The electric vehicle industry is surging ahead globally, and Australia needs to take definitive steps to capitalise on important opportunities – or risk being left behind.
The CEO of the Electric Vehicle Council, Behyad Jafari, has warned Australia is being used as a “dumping ground” by car manufacturers, and has called for stronger policy action to boost “purple collar workers” to drive production of a local electric vehicle manufacturing industry.
Speaking exclusively to The Business Of, a podcast from the UNSW Business School, Mr Jafari said past policy inaction and a lack of regulation had relegated Australia to the slow lane of the electric vehicle (EV) revolution. “We’re talking about Australia being treated as a dumping ground. Certain car manufacturers are going to say, ‘Well, selling that car that’s older, less efficient, has less technology in it, that’s more profitable for us. Why don’t we send those cars to Australia where these regulations don’t exist?’”
Mr Jafari, whose background is in renewable energy, said the result will be “perverse outcomes” for Australian car buyers, the local EV industry, and the environment. He highlighted speed bumps created by the policy stalemate, and what it would take to unwind the hands-off approach to EV investment from previous governments.
Mr Jafari says that while EVs alone won’t be able to take Australia’s car manufacturing industry back to its golden days, there is untapped potential for certain EV components to be produced in the country that could even position Australian workers with unique “purple collar” skills.
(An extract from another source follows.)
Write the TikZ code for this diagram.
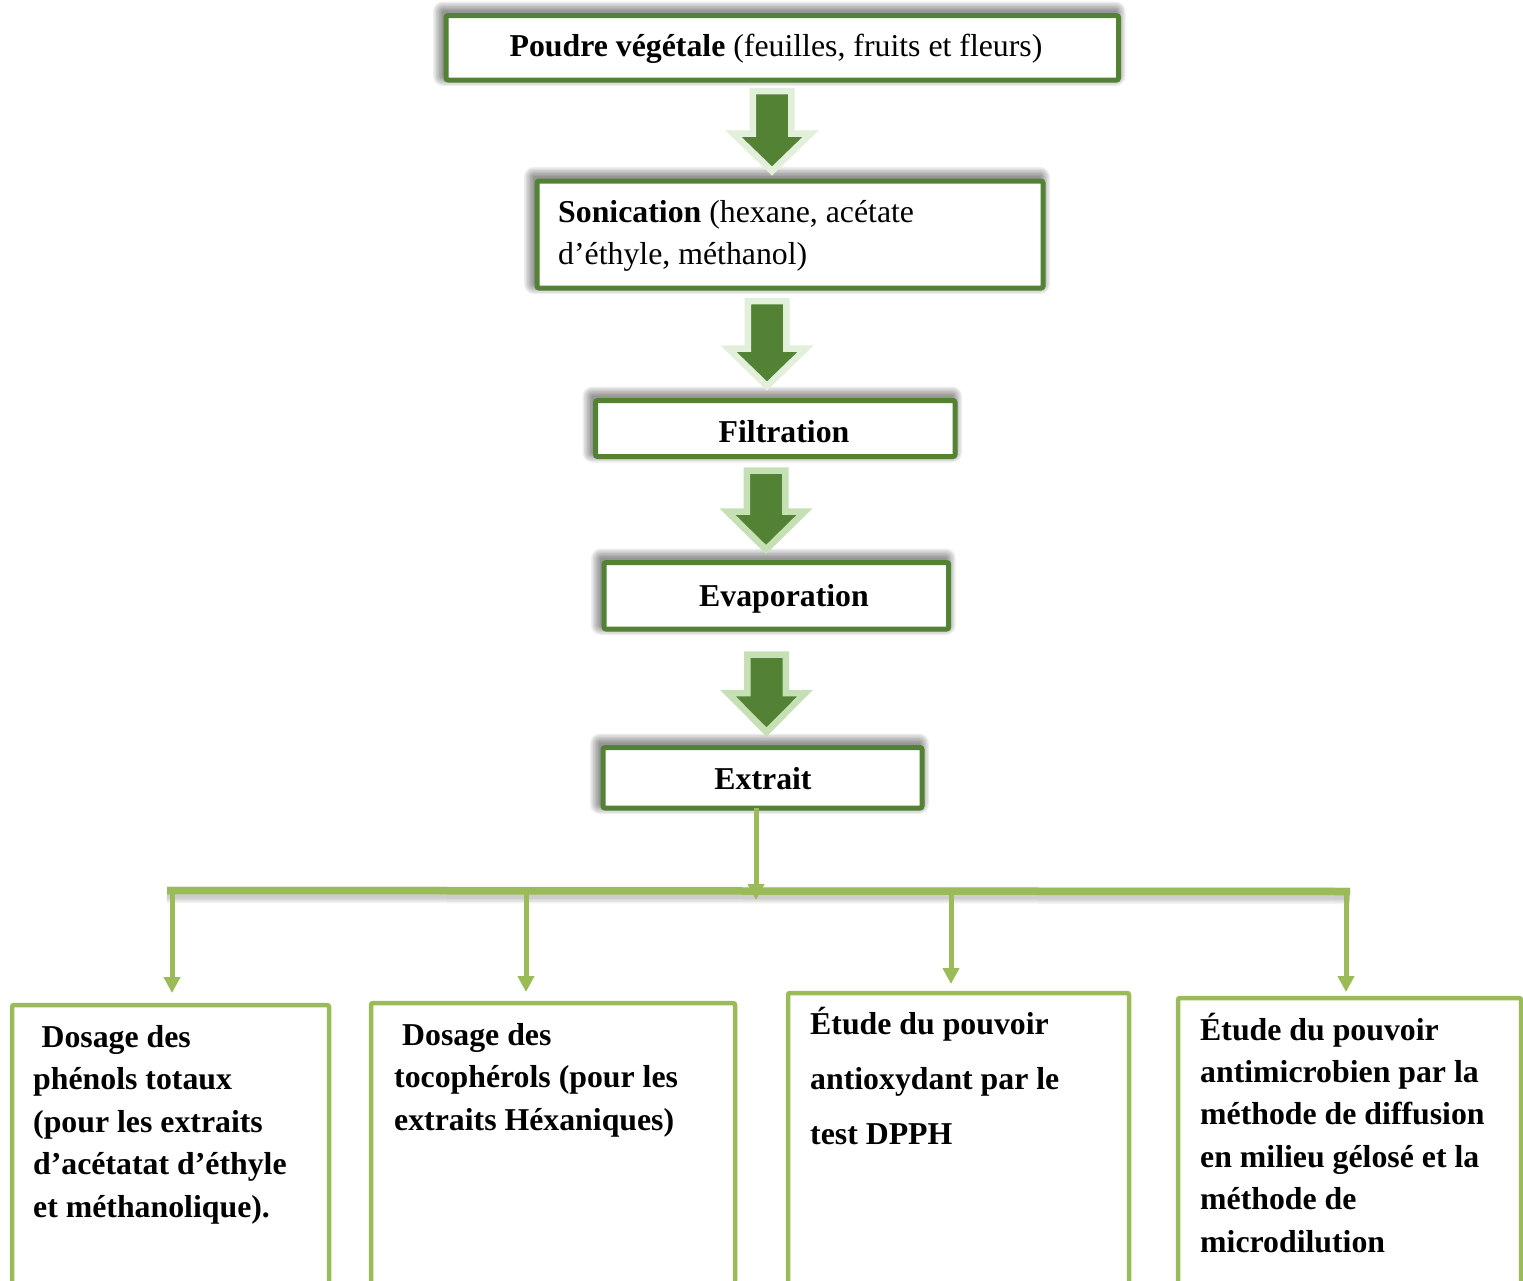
\documentclass[tikz,border=0pt]{standalone}
\usepackage{fontspec}
\setmainfont{Liberation Serif}
\usetikzlibrary{arrows.meta,backgrounds}
\definecolor{dkgreen}{HTML}{548235}
\definecolor{ltgreen}{HTML}{9BBB59}
\definecolor{paleA}{HTML}{E2EFDA}
\definecolor{paleB}{HTML}{C5E0B4}
\tikzset{
  darkbox/.style={draw=dkgreen, line width=5pt, fill=white, rounded corners=2pt, inner sep=0pt, outer sep=0pt, anchor=north west},
  lightbox/.style={draw=ltgreen, line width=4.5pt, fill=white, rounded corners=2pt, inner sep=0pt, outer sep=0pt, anchor=north west},
  lbl/.style={font=\fontsize{31.8}{42}\selectfont, inner sep=0pt, text=black},
  lblb/.style={font=\fontsize{31.8}{42}\selectfont\bfseries, inner sep=0pt, text=black},
  conn/.style={draw=ltgreen, line width=5pt, -{Triangle[length=16pt,width=16pt]}},
  blockarr/.style={line width=6.5pt, fill=dkgreen},
}
\newcommand\blockarrow[5]{\draw[blockarr, draw=#5] (#1-19.25,#2) -- (#1+19.25,#2) -- (#1+19.25,#3) -- (#1+38.75,#3) -- (#1,#4) -- (#1-38.75,#3) -- (#1-19.25,#3) -- cycle;}
\newcommand\boxshade[1]{\begin{scope}[on background layer]
  \foreach \r in {1,2.5,4,5.5,7,8.5,10}{\fill[black, opacity=0.07, rounded corners=\r pt] ([shift={(-3-\r,-4-\r)}]#1.north west) rectangle ([shift={(-3+\r,-4+\r)}]#1.south east);}
\end{scope}}
\begin{document}
\begin{tikzpicture}[x=1pt,y=-1pt]
\path[use as bounding box] (0,0) rectangle (1523,1280);
\clip (0,0) rectangle (1523,1280);
\begin{scope}[on background layer]
  \fill[white] (0,0) rectangle (1523,1280);
\end{scope}

% block arrows
\blockarrow{772}{91}{133.5}{171}{paleA}
\blockarrow{767}{301}{348.5}{386}{paleA}
\blockarrow{766}{470.5}{511.5}{549.5}{paleB}
\blockarrow{766.5}{654.5}{693}{732}{paleB}

% process boxes
\node[darkbox, minimum width=672.5pt, minimum height=64.5pt] (b1) at (446,15.5) {};
\node[darkbox, minimum width=506pt, minimum height=107pt] (b2) at (537,181) {};
\node[darkbox, minimum width=359.5pt, minimum height=56pt] (b3) at (595.5,400.5) {};
\node[darkbox, minimum width=344.7pt, minimum height=66.5pt] (b4) at (604,562.5) {};
\node[darkbox, minimum width=319pt, minimum height=60.5pt] (b5) at (603,747.5) {};
\boxshade{b1}\boxshade{b2}\boxshade{b3}\boxshade{b4}\boxshade{b5}

\node[lbl, anchor=base] (t1) at (776,56) {\textbf{Poudre végétale} (feuilles, fruits et fleurs)};
\node[lbl, anchor=north west, align=left] (t2) at (558,192.6) {\strut\textbf{Sonication} (hexane, acétate\\d’éthyle, méthanol)};
\node[lblb, anchor=base] (t3) at (784,442.5) {Filtration};
\node[lblb, anchor=base] (t4) at (784,606.5) {Evaporation};
\node[lblb, anchor=base] (t5) at (763,789) {Extrait};

% distribution bar
\coordinate (barL) at (167,890.5);
\coordinate (barR) at (1350,891.5);
\begin{scope}[on background layer]
  \foreach \w in {8,11,14,17}{\draw[black, opacity=0.05, line width=\w pt] ([yshift=-4pt]barL) -- ([yshift=-4pt]barR);}
\end{scope}
\draw[ltgreen, line width=7.5pt] (barL) -- (barR);
\coordinate (j0) at (756,900);
\draw[conn] (b5.south -| j0) -- (j0);

% result boxes
\node[lightbox, minimum width=317pt, minimum height=280pt] (c1) at (12,1005) {};
\node[lightbox, minimum width=364pt, minimum height=282pt] (c2) at (371,1003) {};
\node[lightbox, minimum width=341pt, minimum height=292pt] (c3) at (788,993) {};
\node[lightbox, minimum width=343pt, minimum height=287pt] (c4) at (1178,998) {};

\coordinate (k1) at (172,993);
\coordinate (k2) at (526,992);
\coordinate (k3) at (951,984);
\coordinate (k4) at (1346,992);
\draw[conn] (barL -| k1) -- (k1);
\draw[conn] (barL -| k2) -- (k2);
\draw[conn] (barL -| k3) -- (k3);
\draw[conn] (barL -| k4) -- (k4);

\node[lblb, anchor=north west, align=left, font=\fontsize{31.8}{42.5}\selectfont\bfseries] (u1) at (33,1017.25)
  {\strut\hspace{8.4pt}Dosage des\\phénols totaux\\(pour les extraits\\d’acétatat d’éthyle\\et méthanolique).};
\node[lblb, anchor=north west, align=left, font=\fontsize{31.8}{42.5}\selectfont\bfseries] (u2) at (394,1015.25)
  {\strut\hspace{8pt}Dosage des\\tocophérols (pour les\\extraits Héxaniques)};
\node[lblb, anchor=north west, align=left, font=\fontsize{31.8}{55}\selectfont\bfseries] (u3) at (810,995.5)
  {\strut Étude du pouvoir\\antioxydant par le\\test DPPH};
\node[lblb, anchor=north west, align=left, font=\fontsize{31.8}{42.4}\selectfont\bfseries] (u4) at (1200,1010.3)
  {\strut Étude du pouvoir\\antimicrobien par la\\méthode de diffusion\\en milieu gélosé et la\\méthode de\\microdilution};
\end{tikzpicture}
\end{document}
“We absolutely could bring car manufacturing back to Australia at a reasonably significant scale. What we have to understand is that for electric cars, modern-day vehicle manufacturing looks pretty different to how it looked back in the 50s. It’s what we call ‘purple collar’. It’s technicians, engineers, and people who have reasonably high skills and reasonably high pay.”
“Manufacturers are looking for the quality of the accreditation, the quality of the education, and we have that in Australia. There are these advantages we have that could help us get car manufacturing back,” Mr Jafari told The Business Of.
His comments were made on the newly released series of The Business Of, a podcast from AGSM @ UNSW Business School exploring the role businesses and industry leaders play in the fight against climate change.
Mr Jafari told host Dr Juliet Bourke, a Professor of Practice in the School of Management and Governance at UNSW Business School, that Australia does have an opportunity to take charge. “Three years ago, I would have said our market was 10 times behind the rest of the world. Today, I say we’re two times behind,” Mr Jafari said.
He’s optimistic about Australia getting serious about policies that encourage the EV market to grow, like the current Federal Government’s plan to introduce fuel efficiency standards.
“I do see a pretty marked change now with this new government in recognising that we do have to intervene, we have to actively make this happen. We are playing catch up in that field, because others have been doing more and have been doing more for a lot longer,” Mr Jafari told The Business Of.
In Australia, Dr Bourke also noted that the electric vehicle market has developed without any overarching national fuel efficiency standards. “They're being written as we speak,” she said.
“But this lack of policy direction as the industry was in its infancy, has now put us on the backfoot. Even so, this policy blind spot could be counteracted by our relatively high wealth compared to other markets. We've got money to spend. And car companies might see this as an advantage.”
Dr Bourke discussed the importance of practical reality of EV infrastructure for people who might live in houses without garages or who might have to park their car on the street.
“Yes, there are workplaces being set up with charging ports. But we're not the UK that has a charging port on every telegraph pole. So surely that's playing into some of the resistance,” she observed.
In addressing such issues, Mr Jafari said one important consideration is building confidence in investment on behalf of companies that build chargers, for example. “What are they looking for? Well, they want certainty around customers,” he said.
“If I want to go and put an electric vehicle charger on that street pole, who do I have to deal with? Whose permission do I need? How would I get those permissions? Is it going to cost me millions of dollars to get all those permissions? Or will it be relatively easy?”
These are all important policy and infrastructure decisions that need to be addressed to smooth the passage of EV adoption, he explained.
The Business Of host, Dr Bourke added: “It was fascinating to hear about the policy obstacles the electric vehicle industry has faced in its early years from Behyad. It will be interesting to see what the future holds for both Australian car manufacturing and drivers looking to make the switch to electric in the coming years."